We must also consider how we interact with all of these queued events:

submit these jobs to be run
reap the completed jobs to be handled

These functions need to be transparent to the zzz core and they (may) need to each carry their own internal payloads.

            
                pub const Completion = struct {
                    context: *anyopaque,
                    result: i32,
                };

                pub const Async = struct {
                    runner: *anyopaque,
                    completions: [256]Completion,

                    _queue_accept: *const fn (self: *Async, context: *anyopaque, socket: Socket) AsyncError!void,
                    _queue_recv: *const fn (self: *Async, context: *anyopaque, socket: Socket, buffer: []u8) AsyncError!void,
                    _queue_send: *const fn (self: *Async, context: *anyopaque, socket: Socket, buffer: []const u8) AsyncError!void,
                    _reap: *const fn (self: *Async) AsyncError![]Completion,
                    _submit: *const fn (self: *Async) AsyncError!void,
                };

Note: There will be an abstracted Socket type that evaluates at compile time to be the socket of the system or an integer if there isn't one.

The Async struct is what abstracts every backend passed to zzz. It contains a field, runner: *anyopaque^[4], storing a pointer to whatever the internal implementation uses.

It also contains a buffer of 256 Completion structs, each storing a result (i32) and a field, context: *anyopaque, for internal implementation use.

[4]: *anyopaque is the same as void* in C.

Integrating io_uring #

Now that we have an idea of what we need in our generic Async struct, we can design a backend using my favorite async I/O api, io_uring.

            
                pub const AsyncIoUring = struct {
                    runner: *anyopaque,
                    completions: [256]Completion,

                    pub fn init(uring: *std.os.linux.IoUring) AsyncIoUring {
                        return AsyncIoUring{
                            .runner = uring,
                            .completions = [_]Completion{undefined} ** 256,
                        };
                    }
                    pub fn queue_accept(self: *Async, context: *anyopaque, socket: std.posix.socket_t) AsyncError!void {
                        const uring: *std.os.linux.IoUring = @ptrCast(@alignCast(self.runner));
                        _ = uring.accept(@as(u64, @intFromPtr(context)), socket, null, null, 0) catch unreachable;
                    }

                    pub fn queue_recv(self: *Async, context: *anyopaque, socket: std.posix.socket_t, buffer: []u8) AsyncError!void {
                        const uring: *std.os.linux.IoUring = @ptrCast(@alignCast(self.runner));
                        _ = uring.recv(@as(u64, @intFromPtr(context)), socket, .{ .buffer = buffer }, 0) catch unreachable;
                    }

                    pub fn queue_send(self: *Async, context: *anyopaque, socket: std.posix.socket_t, buffer: []const u8) AsyncError!void {
                        const uring: *std.os.linux.IoUring = @ptrCast(@alignCast(self.runner));
                        _ = uring.send(@as(u64, @intFromPtr(context)), socket, buffer, 0) catch unreachable;
                    }

                    pub fn submit(self: *Async) AsyncError!void {
                        const uring: *std.os.linux.IoUring = @ptrCast(@alignCast(self.runner));
                        _ = uring.submit() catch unreachable;
                    }

                    pub fn reap(self: *Async) AsyncError![]Completion {
                        const uring: *std.os.linux.IoUring = @ptrCast(@alignCast(self.runner));
                        var cqes: [256]std.os.linux.io_uring_cqe = [_]std.os.linux.io_uring_cqe{undefined} ** 256;
                        const count = uring.copy_cqes(cqes[0..], 1) catch unreachable;

                        const min = @min(self.completions.len, count);

                        for (0..min) |i| {
                            self.completions[i] = Completion{
                                .result = cqes[i].res,
                                .context = @ptrFromInt(@as(usize, @intCast(cqes[i].user_data))),
                            };
                        }

                        return self.completions[0..min];
                    }

                };

The AsyncIoUring implementation stores an instance of a uring in the runner: *anyopaque field, allowing for all invocations to have access to this uring. This backend can then utilize the functionality provided by the io_uring api to queue network operations.

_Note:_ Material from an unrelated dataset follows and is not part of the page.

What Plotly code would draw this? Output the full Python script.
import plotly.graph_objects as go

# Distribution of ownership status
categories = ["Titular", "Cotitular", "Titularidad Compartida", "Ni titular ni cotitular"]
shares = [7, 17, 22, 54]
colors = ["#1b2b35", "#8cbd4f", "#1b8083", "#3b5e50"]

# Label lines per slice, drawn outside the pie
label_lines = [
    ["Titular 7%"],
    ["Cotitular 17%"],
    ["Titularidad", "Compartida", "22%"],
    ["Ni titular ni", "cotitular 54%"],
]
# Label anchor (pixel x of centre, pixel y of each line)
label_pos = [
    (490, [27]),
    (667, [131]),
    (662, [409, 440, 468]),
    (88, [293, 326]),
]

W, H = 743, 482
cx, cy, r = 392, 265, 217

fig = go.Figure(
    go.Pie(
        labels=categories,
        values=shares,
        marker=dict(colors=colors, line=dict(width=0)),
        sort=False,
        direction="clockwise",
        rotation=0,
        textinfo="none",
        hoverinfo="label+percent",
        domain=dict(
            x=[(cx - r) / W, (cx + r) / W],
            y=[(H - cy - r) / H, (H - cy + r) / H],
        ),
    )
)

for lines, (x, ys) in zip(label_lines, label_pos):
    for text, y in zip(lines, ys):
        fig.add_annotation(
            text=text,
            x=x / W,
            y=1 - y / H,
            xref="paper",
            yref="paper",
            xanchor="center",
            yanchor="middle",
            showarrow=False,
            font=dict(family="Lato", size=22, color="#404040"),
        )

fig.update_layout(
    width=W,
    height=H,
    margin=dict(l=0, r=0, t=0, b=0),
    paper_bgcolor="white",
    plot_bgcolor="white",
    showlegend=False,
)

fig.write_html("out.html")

These operations also utilize the context: *anyopaque field from the Completion, to attach user data (the internal state of this connection^[5]) to the completion queue entry. submit and reap are self-explainatory, submitting completions or reaping and returning processed ones respectively.

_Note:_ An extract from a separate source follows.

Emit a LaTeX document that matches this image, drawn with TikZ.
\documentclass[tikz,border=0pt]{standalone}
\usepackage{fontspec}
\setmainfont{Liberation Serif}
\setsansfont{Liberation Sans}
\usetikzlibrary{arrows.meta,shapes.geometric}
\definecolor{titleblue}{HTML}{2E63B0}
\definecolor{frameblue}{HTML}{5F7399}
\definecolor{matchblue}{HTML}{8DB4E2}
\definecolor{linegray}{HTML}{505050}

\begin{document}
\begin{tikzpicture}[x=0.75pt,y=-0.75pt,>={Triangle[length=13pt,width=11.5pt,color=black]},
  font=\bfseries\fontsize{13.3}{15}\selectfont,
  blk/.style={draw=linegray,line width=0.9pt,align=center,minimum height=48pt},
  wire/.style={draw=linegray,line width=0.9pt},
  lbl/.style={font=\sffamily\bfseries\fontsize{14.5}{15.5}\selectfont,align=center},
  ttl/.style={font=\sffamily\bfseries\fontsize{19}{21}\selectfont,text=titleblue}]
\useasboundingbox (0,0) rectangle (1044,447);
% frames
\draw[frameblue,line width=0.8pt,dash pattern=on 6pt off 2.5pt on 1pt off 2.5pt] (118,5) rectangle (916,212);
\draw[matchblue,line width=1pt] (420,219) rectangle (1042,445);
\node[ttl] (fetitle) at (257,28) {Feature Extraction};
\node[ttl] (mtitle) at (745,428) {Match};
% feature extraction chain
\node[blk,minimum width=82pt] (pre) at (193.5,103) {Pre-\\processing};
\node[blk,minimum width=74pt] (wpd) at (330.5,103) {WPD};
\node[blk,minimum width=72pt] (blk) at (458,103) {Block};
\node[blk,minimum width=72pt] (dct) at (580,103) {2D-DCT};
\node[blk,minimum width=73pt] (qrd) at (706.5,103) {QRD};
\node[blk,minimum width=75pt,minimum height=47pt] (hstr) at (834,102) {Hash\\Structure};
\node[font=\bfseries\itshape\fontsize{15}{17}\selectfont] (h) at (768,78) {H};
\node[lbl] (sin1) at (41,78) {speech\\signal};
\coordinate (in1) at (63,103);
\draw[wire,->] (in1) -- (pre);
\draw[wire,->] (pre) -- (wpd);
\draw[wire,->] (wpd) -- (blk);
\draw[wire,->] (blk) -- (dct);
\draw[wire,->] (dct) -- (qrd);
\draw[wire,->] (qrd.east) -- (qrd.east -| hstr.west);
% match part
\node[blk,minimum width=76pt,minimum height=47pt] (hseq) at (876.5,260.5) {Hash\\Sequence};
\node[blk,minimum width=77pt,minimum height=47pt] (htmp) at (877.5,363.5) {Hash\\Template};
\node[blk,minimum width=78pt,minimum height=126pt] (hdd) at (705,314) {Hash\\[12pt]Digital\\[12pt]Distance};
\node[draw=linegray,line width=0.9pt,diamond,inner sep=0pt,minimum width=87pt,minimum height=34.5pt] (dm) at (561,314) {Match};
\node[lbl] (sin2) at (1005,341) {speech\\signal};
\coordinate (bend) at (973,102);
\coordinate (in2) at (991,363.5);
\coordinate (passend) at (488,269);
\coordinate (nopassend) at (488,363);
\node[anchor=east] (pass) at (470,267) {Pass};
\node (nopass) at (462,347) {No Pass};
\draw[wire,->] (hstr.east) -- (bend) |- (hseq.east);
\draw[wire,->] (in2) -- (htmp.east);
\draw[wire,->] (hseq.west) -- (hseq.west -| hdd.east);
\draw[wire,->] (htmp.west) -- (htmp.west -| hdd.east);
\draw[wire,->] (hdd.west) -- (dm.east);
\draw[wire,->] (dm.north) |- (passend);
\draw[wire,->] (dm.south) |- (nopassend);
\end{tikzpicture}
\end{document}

[5]: You can see how it is used later in the Core Loop section.

            
                pub fn to_async(self: *AsyncIoUring) Async {
                    return Async{
                        .runner = self.runner,
                        .completions = self.completions,
                        ._queue_accept = queue_accept,
                        ._queue_recv = queue_recv,
                        ._queue_send = queue_send,
                        ._submit = submit,
                        ._reap = reap,
                    };
                }

We then provide a method called to_async that just converts this implementation to an Async instance. This implementation will now work with zzz and a variation of this snippet is running and serving this site at the moment.

The Core Loop #

There is an initial preamble that is required for creating the first accept and submitting it to the backend. The core loop of zzz works by reaping atleast one completion from the backend, iterating through all of the reaped completions, and handling each case appropriately (and likely submitting new actions to the backend).

             
                const first = ...;
                _ = try backend.queue_accept(&first, server_socket);
                try backend.submit();

                while (true) {
                    const completions = try backend.reap();
                    const completions_count = completions.len;
                    assert(completions_count > 0);

                    reap_loop: for (completions[0..completions_count]) |completion| {
                        const p: *Provision = @ptrCast(@alignCast(completion.context));

                        switch (p.job) {
                            .Accept => {
                                // Handle Accept...
                            },

                            .Recv => {
                                // Handle Recv...
                            },

                            .Send => {
                                // Handle Send...
                            },
                        }
                    }

                    try backend.submit();
                }

Various implementation details have been omitted for brevity but the philsophy around the core loop remains the same. The Provision type is internal and is not important for this example but remains to highlight how the context field of the Completion is utilized.